Unlike the female protagonist of McEwan’s novel, On Chesil Beach I am not a virgin when it comes to McEwan’s work. This is the sixth book I’ve read by this author (Saturday, First Love, Last Rites, The Comfort of Strangers, The Cement Garden, Atonement), but I’d have to say it’s my least favourite.
Like his novel Saturday, McEwan compresses time and shows us Edward and Florence, a young couple dining together in a hotel on Chesil Beach on the evening of their wedding. They haven’t yet consummated their union and they are both approaching the idea of the event-to-come from vastly different vantage points. Florence is horrified at the thought of sex and Edward is both patient and anxious.
McEwan fills in the blanks in their personal stories as well as their history as a couple and does it well enough that you come to understand Edward and Florence very well. Whether or not you have any sympathy for them will depend on your patience.
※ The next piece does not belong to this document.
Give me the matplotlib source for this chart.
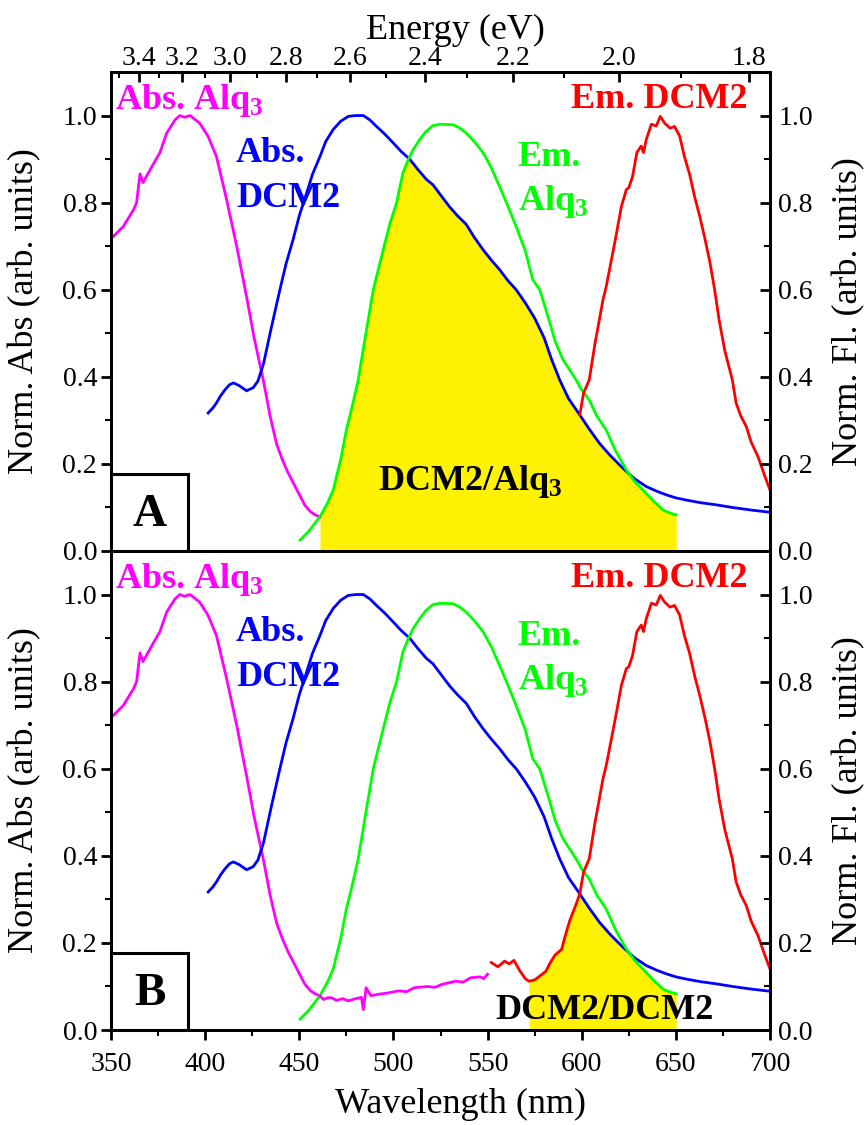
import numpy as np
import matplotlib
matplotlib.use("Agg")
import matplotlib.pyplot as plt
from matplotlib.ticker import MultipleLocator, FixedLocator, NullFormatter
from matplotlib.patches import Rectangle

plt.rcParams['font.family'] = ['Liberation Serif', 'DejaVu Serif']
plt.rcParams['mathtext.fontset'] = 'custom'
plt.rcParams['mathtext.rm'] = 'Liberation Serif'
plt.rcParams['mathtext.bf'] = 'Liberation Serif:bold'

# ---------------- data ----------------
abs_alq3_wl = [350, 356.5, 362, 363.6, 365.4, 367, 372, 376, 379.6, 384, 386.6, 389, 390.5, 392, 397,
               401.5, 406, 411.4, 416.8, 422, 426, 431, 434.5, 438, 441, 444, 447, 450, 453, 456, 458.5, 461]
abs_alq3_val = [0.717, 0.745, 0.784, 0.80, 0.866, 0.846, 0.885, 0.915, 0.96, 0.99, 1.0, 0.996, 0.998, 1.0, 0.983,
                0.953, 0.906, 0.807, 0.699, 0.584, 0.49, 0.39, 0.31, 0.245, 0.21, 0.18, 0.155, 0.13, 0.105, 0.09, 0.083, 0.078]
# extension of Alq3 absorption shown in panel B
abs_alq3_ext_wl = [461, 463, 465, 467, 470, 473, 476, 480, 483, 484, 485.5, 488, 492, 497, 503, 507, 511, 518,
                   522, 526, 533, 537, 541, 546, 548, 550]
abs_alq3_ext_val = [0.078, 0.07, 0.074, 0.074, 0.068, 0.072, 0.067, 0.072, 0.075, 0.047, 0.097, 0.079, 0.082, 0.085,
                    0.09, 0.088, 0.097, 0.1, 0.098, 0.105, 0.112, 0.11, 0.12, 0.122, 0.118, 0.128]

abs_dcm2_wl = [401.6, 404, 406, 408, 410.5, 413, 415, 418, 422, 425.5, 428, 431, 435, 439.7, 443, 446.7, 450,
               453.9, 457, 461, 464, 468, 472, 476, 480, 484, 487.5, 491, 495.5, 499.9, 504, 508.8, 513, 517.6,
               521, 525.5, 529.9, 534, 538.7, 543, 547.6, 552, 556.4, 561, 565.2, 570, 575, 580, 584, 588.3, 593,
               598.9, 604, 609.5, 615, 621.9, 628, 634.3, 640, 644.9, 650, 655.5, 663, 671.5, 680, 690, 700]
abs_dcm2_val = [0.317, 0.328, 0.34, 0.355, 0.37, 0.382, 0.386, 0.38, 0.368, 0.375, 0.39, 0.43, 0.51, 0.6, 0.66,
                0.715, 0.77, 0.822, 0.865, 0.906, 0.94, 0.968, 0.987, 0.998, 1.0, 1.0, 0.99, 0.975, 0.957, 0.937,
                0.918, 0.899, 0.876, 0.853, 0.841, 0.815, 0.79, 0.77, 0.75, 0.72, 0.692, 0.668, 0.646, 0.62, 0.6,
                0.57, 0.535, 0.49, 0.44, 0.393, 0.35, 0.313, 0.28, 0.247, 0.22, 0.19, 0.166, 0.148, 0.137, 0.129,
                0.122, 0.117, 0.111, 0.106, 0.1, 0.094, 0.089]

em_alq3_wl = [450.4, 455, 461, 465, 468, 472, 475, 478, 481.3, 485, 489.3, 494.6, 498, 501.7, 505, 508, 510.5,
              514, 517, 521, 525, 531.6, 535, 538.6, 543, 547.6, 552, 556.4, 561, 565.2, 570, 574, 577.7, 582,
              586, 590, 593, 597, 600, 604, 608, 613, 618, 623.7, 628, 632.5, 638, 643.2, 647, 650.2]
em_alq3_val = [0.025, 0.045, 0.079, 0.11, 0.14, 0.21, 0.278, 0.33, 0.393, 0.49, 0.6, 0.692, 0.75, 0.8, 0.868,
               0.9, 0.922, 0.945, 0.962, 0.977, 0.98, 0.979, 0.972, 0.96, 0.94, 0.915, 0.88, 0.837, 0.79, 0.745,
               0.69, 0.623, 0.6, 0.54, 0.48, 0.44, 0.42, 0.393, 0.37, 0.347, 0.31, 0.278, 0.23, 0.186, 0.16,
               0.14, 0.115, 0.094, 0.087, 0.083]

em_dcm2_wl = [599, 601, 604, 607, 611.3, 613, 615.7, 618.5, 621, 623.7, 625, 627, 629.3, 631.6, 632.8, 634.3,
              637, 639.6, 641.7, 644, 646.9, 649.3, 652, 654.6, 657.3, 660, 662.6, 665.3, 668, 670.6, 673, 676,
              680, 682, 684.5, 687.4, 690, 693.6, 697, 700]
em_dcm2_val = [0.313, 0.363, 0.393, 0.475, 0.577, 0.607, 0.667, 0.73, 0.79, 0.83, 0.834, 0.86, 0.915, 0.93,
               0.915, 0.945, 0.98, 0.976, 0.998, 0.983, 0.971, 0.975, 0.953, 0.905, 0.865, 0.813, 0.77, 0.72,
               0.665, 0.6, 0.53, 0.46, 0.393, 0.34, 0.31, 0.286, 0.25, 0.217, 0.175, 0.14]
# extension of DCM2 emission shown in panel B
em_dcm2_ext_wl = [552, 555.5, 559, 561.5, 564, 567, 570, 572, 575, 578.7, 581, 583.1, 585.8, 589.3, 591.5,
                  593.7, 597.3, 599]
em_dcm2_ext_val = [0.155, 0.145, 0.158, 0.152, 0.16, 0.137, 0.118, 0.112, 0.115, 0.127, 0.135, 0.153, 0.172,
                   0.185, 0.22, 0.252, 0.292, 0.313]

energy_ticks = [3.4, 3.2, 3.0, 2.8, 2.6, 2.4, 2.2, 2.0, 1.8]
energy_minor = [3.5, 3.3, 3.1, 2.9, 2.7, 2.5, 2.3, 2.1, 1.9]

MAG = '#ff00ff'
BLU = '#0000ff'
GRN = '#00ff00'
RED = '#ff0000'
YEL = '#fff200'

fig = plt.figure(figsize=(8.66, 11.25), dpi=100)
L, W = 111 / 866, 659 / 866
H = 479 / 1125
axA = fig.add_axes([L, 1 - 551 / 1125, W, H])
axB = fig.add_axes([L, 1 - 1030 / 1125, W, H])

LW = 2.0
SPW = 2.0
TS = 20
LS = 26
bold_kw = dict(fontsize=26, fontweight='bold')

def style(ax, bottom_labels):
    ax.set_xlim(350, 700)
    ax.set_ylim(0, 1.1)
    ax.xaxis.set_major_locator(MultipleLocator(50))
    ax.xaxis.set_minor_locator(MultipleLocator(25))
    ax.yaxis.set_major_locator(FixedLocator([0, 0.2, 0.4, 0.6, 0.8, 1.0]))
    ax.yaxis.set_minor_locator(FixedLocator([0.1, 0.3, 0.5, 0.7, 0.9]))
    ax.tick_params(which='both', direction='out', top=False, right=False, labelsize=TS, pad=3)
    ax.tick_params(axis='x', which='both', pad=9, labelbottom=bottom_labels)
    ax.tick_params(which='major', length=7, width=SPW)
    ax.tick_params(which='minor', length=4, width=1.5)
    for s in ax.spines.values():
        s.set_linewidth(SPW)
    ax.set_ylabel('Norm. Abs (arb. units)', fontsize=LS)
    ax.yaxis.set_label_coords(-0.105, 0.5)
    r = ax.twinx()
    r.set_ylim(0, 1.1)
    r.yaxis.set_major_locator(FixedLocator([0, 0.2, 0.4, 0.6, 0.8, 1.0]))
    r.yaxis.set_minor_locator(FixedLocator([0.1, 0.3, 0.5, 0.7, 0.9]))
    r.tick_params(which='both', direction='in', labelsize=TS, pad=6)
    r.tick_params(which='major', length=7, width=SPW)
    r.tick_params(which='minor', length=4, width=1.5)
    for s in r.spines.values():
        s.set_linewidth(SPW)
    r.set_ylabel('Norm. Fl. (arb. units)', fontsize=LS)
    r.yaxis.set_label_coords(1.094, 0.5)
    return r

rA = style(axA, False)
rB = style(axB, True)

# energy axis on top of panel A
sec = axA.secondary_xaxis('top', functions=(lambda x: 1240.0 / x, lambda e: 1240.0 / e))
sec.xaxis.set_major_locator(FixedLocator(energy_ticks))
sec.xaxis.set_minor_locator(FixedLocator(energy_minor))
sec.xaxis.set_minor_formatter(NullFormatter())
sec.set_xticklabels([f'{e:.1f}' for e in energy_ticks])
sec.tick_params(which='both', direction='in', labelsize=TS, pad=1)
sec.tick_params(which='major', length=7, width=SPW)
sec.tick_params(which='minor', length=4, width=1.5)
sec.spines['top'].set_linewidth(SPW)
sec.set_xlabel('Energy (eV)', fontsize=LS, labelpad=5)
sec.xaxis.label.set_x(0.523)

axB.set_xlabel('Wavelength (nm)', fontsize=LS)
axB.xaxis.set_label_coords(0.531, -0.12)

# ---- fills ----
grid = np.linspace(461, 650.2, 800)
topA = np.minimum(np.interp(grid, em_alq3_wl, em_alq3_val), np.interp(grid, abs_dcm2_wl, abs_dcm2_val))
axA.fill_between(grid, 0, topA, color=YEL, lw=0, zorder=1)

red_full_wl = em_dcm2_ext_wl[:-1] + em_dcm2_wl
red_full_val = em_dcm2_ext_val[:-1] + em_dcm2_val
gridB = np.linspace(572, 650.2, 400)
topB = np.minimum.reduce([np.interp(gridB, em_alq3_wl, em_alq3_val),
                          np.interp(gridB, abs_dcm2_wl, abs_dcm2_val),
                          np.interp(gridB, red_full_wl, red_full_val)])
axB.fill_between(gridB, 0, topB, color=YEL, lw=0, zorder=1)

# ---- lines ----
for ax in (axA, axB):
    ax.plot(abs_alq3_wl, abs_alq3_val, color=MAG, lw=LW, zorder=3)
    ax.plot(abs_dcm2_wl, abs_dcm2_val, color=BLU, lw=LW, zorder=3)
    ax.plot(em_alq3_wl, em_alq3_val, color=GRN, lw=LW, zorder=3)
    ax.plot(em_dcm2_wl, em_dcm2_val, color=RED, lw=LW, zorder=3)
axB.plot(abs_alq3_ext_wl, abs_alq3_ext_val, color=MAG, lw=LW, zorder=3)
axB.plot(em_dcm2_ext_wl, em_dcm2_ext_val, color=RED, lw=LW, zorder=3)

# ---- annotations ----
for ax, tag in ((axA, 'A'), (axB, 'B')):
    ax.text(352.1, 1.016, r'Abs. Alq$_\mathbf{3}$', color=MAG, ha='left', va='baseline', zorder=5, **bold_kw)
    ax.text(416.4, 0.894, 'Abs.', color=BLU, ha='left', va='baseline', zorder=5, **bold_kw)
    ax.text(416.4, 0.791, 'DCM2', color=BLU, ha='left', va='baseline', zorder=5, **bold_kw)
    ax.text(566.1, 0.883, 'Em.', color=GRN, ha='left', va='baseline', zorder=5, **bold_kw)
    ax.text(566.1, 0.784, r'Alq$_\mathbf{3}$', color=GRN, ha='left', va='baseline', zorder=5, **bold_kw)
    ax.text(594.3, 1.018, 'Em. DCM2', color=RED, ha='left', va='baseline', zorder=5, **bold_kw)
    ax.add_patch(Rectangle((0, 0), 0.117, 0.16, transform=ax.transAxes, facecolor='white',
                           edgecolor='black', lw=2.2, zorder=6, clip_on=False))
    ax.text(0.059, 0.075, tag, transform=ax.transAxes, ha='center', va='center',
            fontsize=34, fontweight='bold', zorder=7)

axA.text(491.8, 0.14, r'DCM2/Alq$_\mathbf{3}$', color='black', ha='left', va='baseline', zorder=5, **bold_kw)
axB.text(553.9, 0.025, 'DCM2/DCM2', color='black', ha='left', va='baseline', zorder=5, **bold_kw)

fig.savefig('out.png', dpi=100)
As inexperienced as Florence is, I was left with the distinctly uneasy impression that her aversion to sex (and she really is repulsed by it: her description of a kiss made me reconsider kissing my husband ever again!) was the result of some traumatic event- although nothing is ever explicitly stated. Edward’s own inexperience has its own unfortunate consequences and the repercussions are devastating.
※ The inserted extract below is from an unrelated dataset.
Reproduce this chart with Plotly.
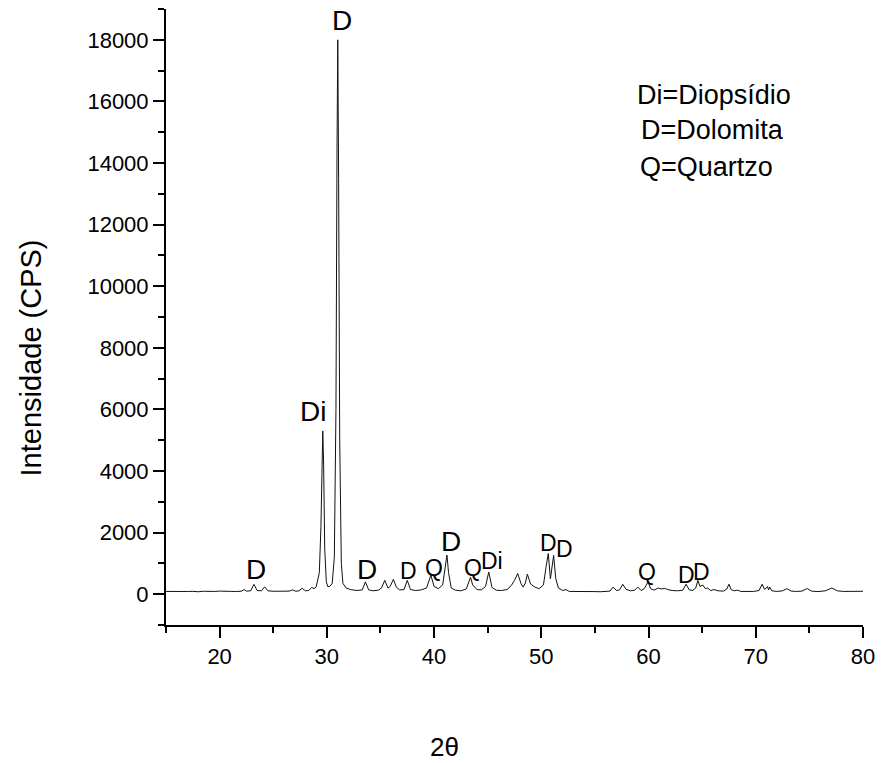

But then McEwan does something I sort of hate in a novel- he flash forwards a few years and then many years and tells us what these people have been up to. That sort of ending never works for me.
No question, McEwan is a fabulous writer. This same story, in lesser hands, would be unbearable. As it was, I felt like I was laughing where I shouldn’t be and the climax, no pun intended, was a rather soggy affair.